Rupert's Land

From Wikipedia, the free encyclopedia

Rupert's Land, showing location of York Factory
Rupert's Land, showing location of York Factory

Rupert's Land was a territory in British North America, consisting of the Hudson Bay drainage basin, most of it now part of modern Canada. It was named after Prince Rupert of the Rhine, nephew of Charles I and the first governor of the Hudson's Bay Company.

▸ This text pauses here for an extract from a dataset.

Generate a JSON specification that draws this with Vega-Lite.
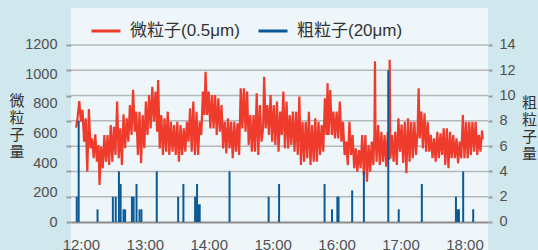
{
  "$schema": "https://vega.github.io/schema/vega-lite/v6.json",
  "width": 417,
  "height": 242,
  "autosize": {"type": "none"},
  "padding": {"left": 71, "top": 8, "right": 50, "bottom": 0},
  "background": "#d0e7ee",
  "config": {
    "view": {"fill": "#eef6f9", "stroke": null},
    "font": "Liberation Sans, Noto Sans CJK JP, sans-serif"
  },
  "datasets": {
    "grid": [{"g": 2}, {"g": 4}, {"g": 6}, {"g": 8}, {"g": 10}, {"g": 12}, {"g": 14}],
    "fine": [
      {"t":-4.5,"v":640},{"t":-3,"v":714},{"t":-1.5,"v":820},{"t":0,"v":680},{"t":1.5,"v":760},{"t":3,"v":545},{"t":4.5,"v":703},{"t":6,"v":341},{"t":7.5,"v":766},{"t":9,"v":500},{"t":10.5,"v":567},{"t":12,"v":432},{"t":13.5,"v":594},{"t":15,"v":409},{"t":16.5,"v":522},{"t":17.5,"v":251},{"t":19,"v":510},{"t":20.5,"v":364},{"t":22,"v":590},{"t":23.5,"v":409},{"t":25,"v":590},{"t":26.5,"v":386},{"t":28,"v":658},{"t":29.5,"v":409},{"t":31,"v":646},{"t":32.5,"v":454},{"t":34,"v":816},{"t":35.5,"v":432},{"t":37,"v":635},{"t":38.5,"v":386},{"t":40,"v":730},{"t":41.5,"v":500},{"t":43,"v":703},{"t":44.5,"v":545},{"t":46,"v":793},{"t":47.5,"v":590},{"t":49,"v":897},{"t":50.5,"v":612},{"t":52,"v":748},{"t":53.5,"v":454},{"t":55,"v":748},{"t":56.5,"v":398},{"t":58,"v":725},{"t":59.5,"v":500},{"t":61,"v":816},{"t":62.5,"v":590},{"t":64,"v":861},{"t":65.5,"v":635},{"t":67,"v":917},{"t":68.5,"v":680},{"t":70,"v":884},{"t":71.5,"v":612},{"t":72.5,"v":963},{"t":74,"v":499},{"t":75.5,"v":725},{"t":77,"v":454},{"t":78.5,"v":703},{"t":80,"v":477},{"t":81.5,"v":748},{"t":83,"v":454},{"t":84.5,"v":680},{"t":86,"v":477},{"t":87.5,"v":658},{"t":89,"v":454},{"t":90.5,"v":680},{"t":92,"v":409},{"t":93.5,"v":658},{"t":95,"v":454},{"t":96.5,"v":635},{"t":98,"v":477},{"t":99.5,"v":680},{"t":101,"v":545},{"t":102.5,"v":771},{"t":104,"v":477},{"t":105.5,"v":816},{"t":107,"v":454},{"t":108.5,"v":748},{"t":110,"v":454},{"t":111.5,"v":680},{"t":113,"v":590},{"t":114.5,"v":884},{"t":116,"v":725},{"t":117,"v":1019},{"t":118.5,"v":725},{"t":120,"v":884},{"t":121.5,"v":635},{"t":123,"v":861},{"t":124.5,"v":635},{"t":126,"v":861},{"t":127.5,"v":590},{"t":129,"v":838},{"t":130.5,"v":612},{"t":132,"v":793},{"t":133.5,"v":499},{"t":135,"v":680},{"t":136.5,"v":465},{"t":138,"v":703},{"t":139.5,"v":499},{"t":141,"v":680},{"t":142.5,"v":432},{"t":144,"v":680},{"t":145.5,"v":477},{"t":147,"v":669},{"t":148.5,"v":454},{"t":150,"v":906},{"t":151.5,"v":635},{"t":153,"v":906},{"t":154.5,"v":612},{"t":156,"v":884},{"t":157.5,"v":522},{"t":159,"v":725},{"t":160.5,"v":477},{"t":162,"v":725},{"t":163.5,"v":477},{"t":165,"v":872},{"t":166.5,"v":454},{"t":168,"v":793},{"t":169.5,"v":545},{"t":171,"v":635},{"t":172,"v":985},{"t":173.5,"v":635},{"t":175,"v":793},{"t":176.5,"v":590},{"t":178,"v":861},{"t":179.5,"v":545},{"t":181,"v":793},{"t":182.5,"v":522},{"t":184,"v":816},{"t":185.5,"v":477},{"t":187,"v":748},{"t":188.5,"v":590},{"t":190,"v":884},{"t":191.5,"v":499},{"t":193,"v":816},{"t":194.5,"v":499},{"t":196,"v":725},{"t":197.5,"v":522},{"t":199,"v":748},{"t":200.5,"v":477},{"t":202,"v":748},{"t":203.5,"v":454},{"t":205,"v":850},{"t":206.5,"v":386},{"t":208,"v":680},{"t":209.5,"v":409},{"t":211,"v":680},{"t":212.5,"v":432},{"t":214,"v":748},{"t":215.5,"v":386},{"t":217,"v":658},{"t":218.5,"v":409},{"t":220,"v":703},{"t":221.5,"v":409},{"t":223,"v":680},{"t":224.5,"v":454},{"t":226,"v":658},{"t":227.5,"v":477},{"t":229,"v":838},{"t":230.5,"v":590},{"t":231.5,"v":940},{"t":232.5,"v":590},{"t":234,"v":895},{"t":235.5,"v":590},{"t":237,"v":748},{"t":238.5,"v":567},{"t":240,"v":748},{"t":241.5,"v":567},{"t":243,"v":816},{"t":244.5,"v":545},{"t":246,"v":680},{"t":247.5,"v":454},{"t":249,"v":545},{"t":250.5,"v":386},{"t":252,"v":680},{"t":253.5,"v":454},{"t":255,"v":590},{"t":256.5,"v":364},{"t":258,"v":500},{"t":259.5,"v":341},{"t":261,"v":488},{"t":262.5,"v":364},{"t":264,"v":590},{"t":265.5,"v":319},{"t":267,"v":590},{"t":268.5,"v":273},{"t":270,"v":522},{"t":271.5,"v":341},{"t":273,"v":545},{"t":274.5,"v":386},{"t":275.5,"v":600},{"t":276,"v":1090},{"t":276.5,"v":620},{"t":277.5,"v":409},{"t":279,"v":658},{"t":280.5,"v":386},{"t":282,"v":612},{"t":283.5,"v":409},{"t":285,"v":590},{"t":286.5,"v":375},{"t":288,"v":612},{"t":289,"v":420},{"t":289.8,"v":1100},{"t":290.5,"v":430},{"t":292,"v":590},{"t":293.5,"v":409},{"t":295,"v":612},{"t":296.5,"v":386},{"t":298,"v":703},{"t":299.5,"v":477},{"t":301,"v":660},{"t":302.5,"v":400},{"t":304,"v":680},{"t":305.5,"v":330},{"t":307,"v":703},{"t":308.5,"v":409},{"t":310,"v":680},{"t":311.5,"v":432},{"t":313,"v":680},{"t":314.5,"v":454},{"t":316,"v":620},{"t":317,"v":906},{"t":318,"v":567},{"t":319.5,"v":748},{"t":321,"v":499},{"t":322.5,"v":737},{"t":324,"v":477},{"t":325.5,"v":680},{"t":327,"v":477},{"t":328.5,"v":590},{"t":330,"v":432},{"t":331.5,"v":567},{"t":333,"v":409},{"t":334.5,"v":612},{"t":336,"v":432},{"t":337.5,"v":601},{"t":339,"v":454},{"t":340.5,"v":635},{"t":342,"v":386},{"t":343.5,"v":635},{"t":345,"v":364},{"t":346.5,"v":612},{"t":348,"v":432},{"t":349.5,"v":590},{"t":351,"v":432},{"t":352.5,"v":567},{"t":354,"v":398},{"t":355.5,"v":545},{"t":357,"v":432},{"t":358.5,"v":725},{"t":360,"v":432},{"t":361.5,"v":680},{"t":363,"v":432},{"t":364.5,"v":680},{"t":366,"v":454},{"t":367.5,"v":680},{"t":369,"v":477},{"t":370.5,"v":680},{"t":372,"v":454},{"t":373.5,"v":590},{"t":375,"v":477},{"t":376.5,"v":620},{"t":377.2,"v":560}
    ],
    "coarse": [
      {"t":-3.9,"c":2},{"t":-2.1,"c":8},{"t":15.6,"c":1},{"t":30,"c":2},{"t":32.7,"c":2},{"t":35.7,"c":4},{"t":37.3,"c":3},{"t":40,"c":1},{"t":41.5,"c":1},{"t":47.9,"c":2},{"t":49.5,"c":2},{"t":52.2,"c":3},{"t":55,"c":1},{"t":56.8,"c":1},{"t":71.2,"c":4},{"t":91.3,"c":2},{"t":96.2,"c":3},{"t":107.2,"c":2},{"t":109,"c":3},{"t":110,"c":1.4},{"t":111.5,"c":1.4},{"t":139.5,"c":4},{"t":176.2,"c":2},{"t":186,"c":3},{"t":228.7,"c":3},{"t":235.7,"c":1},{"t":240.7,"c":2},{"t":241.8,"c":2},{"t":254.6,"c":2.5},{"t":265.6,"c":4},{"t":288.5,"c":12},{"t":298.3,"c":1},{"t":320,"c":3},{"t":352,"c":2},{"t":353.3,"c":1},{"t":354.8,"c":1},{"t":358.8,"c":4},{"t":368.2,"c":1}
    ]
  },
  "layer": [
    {
      "data": {"name": "grid"},
      "mark": {"type": "rule", "color": "#b4b8ba", "strokeWidth": 1.5},
      "encoding": {
        "y": {
          "field": "g", "type": "quantitative",
          "scale": {"domain": [-2.2147, 16.926], "nice": false, "zero": false},
          "axis": {"orient": "left", "values": [0, 2, 4, 6, 8, 10, 12, 14], "labels": false, "ticks": true, "tickSize": 5, "tickColor": "#9a9a9a", "tickWidth": 2, "domain": false, "grid": false, "title": null}
        }
      }
    },
    {
      "data": {"name": "fine"},
      "mark": {"type": "line", "strokeWidth": 2.2},
      "encoding": {
        "x": {
          "field": "t", "type": "quantitative",
          "scale": {"domain": [-4.6, 377.4], "nice": false, "zero": false},
          "axis": {"values": [0, 60, 120, 180, 240, 300, 360], "labelExpr": "(12 + datum.value / 60) + ':00'", "offset": -28, "ticks": false, "grid": false, "domainColor": "#8c8c8c", "domainWidth": 2, "labelPadding": 15, "labelFontSize": 15, "labelColor": "#505050", "labelFont": "Liberation Sans", "title": null}
        },
        "y": {
          "field": "v", "type": "quantitative",
          "scale": {"domain": [-189.8, 1450.8], "nice": false, "zero": false},
          "axis": {"orient": "left", "values": [0, 200, 400, 600, 800, 1000, 1200], "format": "d", "ticks": false, "domain": false, "grid": false, "labelPadding": 14, "labelFontSize": 14.5, "labelColor": "#505050", "labelFont": "Liberation Sans",
            "title": ["微", "粒", "子", "量"], "titleAngle": 0, "titleX": -54.5, "titleY": 92, "titleAlign": "center", "titleBaseline": "middle", "titleFontSize": 15, "titleLineHeight": 17, "titleFontWeight": "normal", "titleColor": "#333333", "titleFont": "Noto Sans CJK JP"}
        },
        "color": {
          "datum": "微粒子(0.5μm)", "type": "nominal",
          "scale": {"domain": ["微粒子(0.5μm)", "粗粒子(20μm)"], "range": ["#ef3b2c", "#0b5a96"]},
          "legend": {"orient": "none", "legendX": 19, "legendY": 7, "direction": "horizontal", "title": null, "symbolType": "stroke", "symbolSize": 841, "symbolStrokeWidth": 3, "labelFontSize": 17, "labelColor": "#333333", "labelFont": "Liberation Sans, Noto Sans CJK JP", "labelOffset": 8, "columnPadding": 12, "padding": 0,
            "encode": {"symbols": {"update": {"stroke": [{"test": "datum.value === '粗粒子(20μm)'", "value": "#2b3f75"}, {"value": "#ef3b2c"}], "strokeWidth": {"value": 3}}}}}
        }
      }
    },
    {
      "data": {"name": "coarse"},
      "mark": {"type": "bar", "width": 2},
      "encoding": {
        "x": {"field": "t", "type": "quantitative"},
        "y": {
          "field": "c", "type": "quantitative",
          "scale": {"domain": [-2.2147, 16.926], "nice": false, "zero": false},
          "axis": {"orient": "right", "values": [0, 2, 4, 6, 8, 10, 12, 14], "ticks": true, "tickSize": 4, "tickColor": "#9a9a9a", "tickWidth": 2, "domain": false, "grid": false, "labelPadding": 7, "labelFontSize": 14.5, "labelColor": "#505050", "labelFont": "Liberation Sans",
            "title": ["粗", "粒", "子", "量"], "titleAngle": 0, "titleX": 41, "titleY": 94, "titleAlign": "center", "titleBaseline": "middle", "titleFontSize": 15, "titleLineHeight": 17, "titleFontWeight": "normal", "titleColor": "#333333", "titleFont": "Noto Sans CJK JP"}
        },
        "y2": {"datum": 0},
        "color": {
          "datum": "粗粒子(20μm)", "type": "nominal",
          "legend": {"orient": "none", "legendX": 19, "legendY": 7, "direction": "horizontal", "title": null, "symbolType": "stroke", "symbolSize": 841, "symbolStrokeWidth": 3, "labelFontSize": 17, "labelColor": "#333333", "labelFont": "Liberation Sans, Noto Sans CJK JP", "labelOffset": 8, "columnPadding": 12, "padding": 0,
            "encode": {"symbols": {"update": {"stroke": [{"test": "datum.value === '粗粒子(20μm)'", "value": "#2b3f75"}, {"value": "#ef3b2c"}], "strokeWidth": {"value": 3}}}}}
        }
      }
    }
  ],
  "resolve": {"scale": {"y": "independent"}, "axis": {"y": "independent"}}
}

In 1670, the Hudson's Bay Company (HBC) was granted a charter by King Charles II, giving it a trading monopoly over the watershed of all rivers and streams flowing into Hudson Bay, thereby making the HBC de facto owners of all of Rupert's Land. This covered an area of 3.9 million km² (1.5 million mi²), over one-third the area of modern-day Canada.

In 1821, the North West Company of Montreal and the Hudson's Bay Company merged, with a combined territory that was further extended by a license to the watershed of the Arctic Ocean on the north and the Pacific Ocean on the west.

In 1870 the trade monopoly was abolished and trade in the region was opened to any entrepreneur. The company ceded Rupert's Land and the North-Western Territory to the Dominion of Canada as the Northwest Territories as part of the Rupert's Land Act of 1868.

Rupert's Land is also an ecclesiastical province of the Anglican Church of Canada covering the Canadian Prairies and much of the Canadian Arctic. It is also the name of an Anglican diocese, in Manitoba.